Monday, August 24, 2020

Hyperventilation and misleading analysis from the New York Times…"Getting the coronavirus again"

 Hyperventilation and misleading analysis from the New York Times…"Getting the coronavirus again"


What this  specific incident really shows is that a second infection is possible but very rare. 

This possibility  of reinfection always exists and has basically nothing to do with achieving herd immunity. 

The patient apparently has a strong immune system. The second time he  was infected he was completely symptom-free.

What we should  learn  is whether the second  infection  made him an infectious carrier for any period of time,... and  if it did we should gather specific details of his infection  so we can use this case in developing population screening/ testing programs 




Getting the coronavirus again

It’s official: Humans can get reinfected with the coronavirus. The first documented case is a 33-year-old man in Hong Kong who caught the virus at the end of March and, more than four months later, picked it up again during a trip to Europe.

The proof lay in the genome sequencing of the virus from both of the man’s infections, which researchers found to be significantly different. The second strain was one that had been circulating in Europe when he was there.

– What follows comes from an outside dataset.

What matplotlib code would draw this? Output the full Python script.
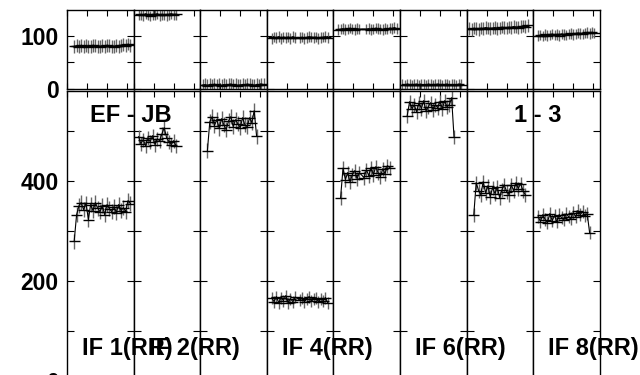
import numpy as np
import matplotlib
matplotlib.use('Agg')
import matplotlib.pyplot as plt

plt.rcParams['font.family'] = ['Liberation Sans', 'DejaVu Sans']
plt.rcParams['font.weight'] = 'bold'

n = np.nan

# scan times (hours from start), shared by all IFs
times = [0.12, 0.25, 0.36, 0.48, 0.60, 0.71, 0.83, 0.95, 1.07, 1.18, 1.30, 1.42, 1.53, 1.65,
         1.77, 1.88, 2.00, 2.12, 2.23, 2.35, 2.47, 2.58, 2.70, 2.82, 2.93, 3.05, 3.17]

# top row: phase per IF
phase = [
    [n, n, 80, 81, 79, 82, 80, 81, 79, 80, 82, 81, 80, 79, 81, 80, 82, 81, 80, 79, 81, 80, 82, 83, 81, 84, 82],
    [n, 139, 140, 138, 141, 139, 137, 140, 139, 141, 138, 140, 139, 138, 140, 141, 139, 140, n, n, n, n, n, n, n, n, n],
    [7, 8, 6, 8, 7, 9, 7, 8, 6, 8, 7, 8, 9, 7, 8, 6, 7, 8, 7, 9, 8, 7, 6, 8, 7, 9, 8],
    [n, 95, 97, 96, 98, 95, 97, 96, 97, 95, 98, 96, n, 96, 97, 95, 96, 98, 97, 96, 97, 95, 96, 97, 98, 96, n],
    [n, 111, 112, 113, 111, 112, 114, 112, 111, 113, 112, n, n, 112, 113, 111, 112, 114, 113, 112, 111, 113, 112, 114, 113, 115, 113],
    [8, 7, 9, 8, 7, 8, 9, 7, 8, 8, 7, 9, 8, 7, 8, 9, 8, 7, 8, 9, 7, 8, 8, 7, 9, 8, n],
    [113, 112, 114, 113, 112, 114, 113, 115, 114, 113, 114, 115, 113, 114, 116, 115, 114, 116, 115, 117, 116, 115, 117, 118, 117, 119, n],
    [n, 100, 101, 99, 102, 100, 101, 103, 101, 102, 100, 103, 102, 101, 103, 104, 102, 103, 105, 104, 103, 105, 106, 104, 106, 105, n],
]
phase_err = [12, 10, 12, 10, 10, 10, 12, 10]

# bottom row: delay per IF
delay = [
    [n, n, 279, 332, 350, 356, 342, 355, 322, 352, 340, 356, 345, 338, 350, 332, 352, 344, 338, 348, 336, 352, 340, 346, 338, 360, 354],
    [n, 488, 474, 482, 470, 486, 478, 490, 472, 484, 480, 494, 506, 486, 478, 472, 480, 470, n, n, n, n, n, n, n, n, n],
    [n, n, 460, 518, 528, 510, 522, 505, 524, 512, 502, 520, 528, 508, 522, 514, 506, 526, 512, 508, 526, 516, 540, 489, n, n, n],
    [n, 165, 158, 168, 155, 166, 160, 170, 156, 164, 158, 167, n, 161, 166, 157, 164, 168, 159, 163, 166, 157, 164, 160, 166, 155, n],
    [n, n, 366, 425, 402, 416, 398, 412, 420, 404, 416, n, 406, 422, 410, 426, 412, 428, 416, 408, 424, 414, 430, 426, n, n, n],
    [n, n, 530, 558, 544, 552, 538, 556, 544, 560, 540, 548, 556, 542, 552, 546, 558, 544, 560, 548, 552, 566, 488, n, n, n, n],
    [n, n, 332, 396, 380, 372, 398, 376, 390, 368, 386, 374, 388, 366, 382, 392, 378, 372, 392, 380, 396, 384, 394, 380, 372, n, n],
    [n, 328, 318, 332, 322, 316, 334, 320, 330, 318, 332, 326, 322, 334, 328, 324, 336, 328, 340, 332, 338, 330, 334, 296, n, n, n],
]
delay_err = [15, 14, 15, 12, 14, 14, 14, 13]

if_labels = ['IF 1(RR)', 'IF 2(RR)', '', 'IF 4(RR)', '', 'IF 6(RR)', '', 'IF 8(RR)']

W, H = 640, 375
fig = plt.figure(figsize=(6.4, 3.75), dpi=100)

x0, pw = 67, 66.6


def draw(ax, t, v, err):
    t = np.array(t)
    v = np.array(v, dtype=float)
    ok = ~np.isnan(v)
    ax.errorbar(t[ok], v[ok], yerr=err, fmt='none', ecolor='0.4', elinewidth=1.0, capsize=0)
    ax.errorbar(t[ok], v[ok], xerr=0.28, fmt='none', ecolor='black', elinewidth=1.0, capsize=0)
    ax.plot(t[ok], v[ok], color='black', lw=0.8)


def style(ax, first):
    ax.set_xlim(0, 3.33)
    ax.set_xticks([0, 1, 2, 3])
    ax.tick_params(axis='x', direction='in', top=True, bottom=True, length=4, width=0.8, labelbottom=False)
    ax.tick_params(axis='y', direction='in', left=True, right=True, length=5, width=0.8,
                   labelleft=first, labelsize=16.5, pad=6)
    for s in ax.spines.values():
        s.set_linewidth(1.0)


for i in range(8):
    left = (x0 + i * pw) / W
    width = pw / W
    ax_t = fig.add_axes([left, 1 - 88.8 / H, width, (88.8 - 10) / H])
    draw(ax_t, times, phase[i], phase_err[i])
    ax_t.set_ylim(0, 148)
    ax_t.set_yticks([0, 50, 100])
    ax_t.set_yticklabels(['0', '', '100'])
    style(ax_t, i == 0)

    ax_b = fig.add_axes([left, 1 - 380.5 / H, width, (380.5 - 90.7) / H])
    draw(ax_b, times, delay[i], delay_err[i])
    ax_b.set_ylim(0, 580)
    ax_b.set_yticks([0, 100, 200, 300, 400, 500])
    ax_b.set_yticklabels(['0', '', '200', '', '400', ''])
    style(ax_b, i == 0)

    if if_labels[i]:
        fig.text((x0 + i * pw + 15) / W, 1 - 349 / H, if_labels[i], fontsize=17,
                 fontweight='bold', ha='left', va='center')

fig.text(131 / W, 1 - 116 / H, 'EF - JB', fontsize=17, fontweight='bold', ha='center', va='center')
fig.text(538 / W, 1 - 116 / H, '1 - 3', fontsize=17, fontweight='bold', ha='center', va='center')

fig.savefig('out.png', dpi=100)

The theoretical possibility of reinfection does not come as a surprise. “We expected that the immunity to the coronavirus might last less than a year because that’s how it is with common cold coronaviruses,” Apoorva Mandavilli, a Times science reporter, told us.

The man experienced mild symptoms the first time he had Covid-19 but had none the second time — an encouraging sign, and very likely an indication that his immune system had been trained by the initial infection.

If the research is buttressed by subsequent cases, it will underline the need for a comprehensive vaccine. “We can’t just get to herd immunity the natural way because only vaccines may be able to produce the kind of immune response that can prevent reinfection,” Apoorva said.

Forget antibody tests. Many of the current ones are inaccurate, some look for the wrong antibodies and even the right antibodies can disappear, experts at the Infectious Diseases Society of America have advised. And because antibody tests can’t tell you if you’re immune to subsequent infections, they’re useless in deciding whether to ease up on mask-wearing and other social-distancing precautions.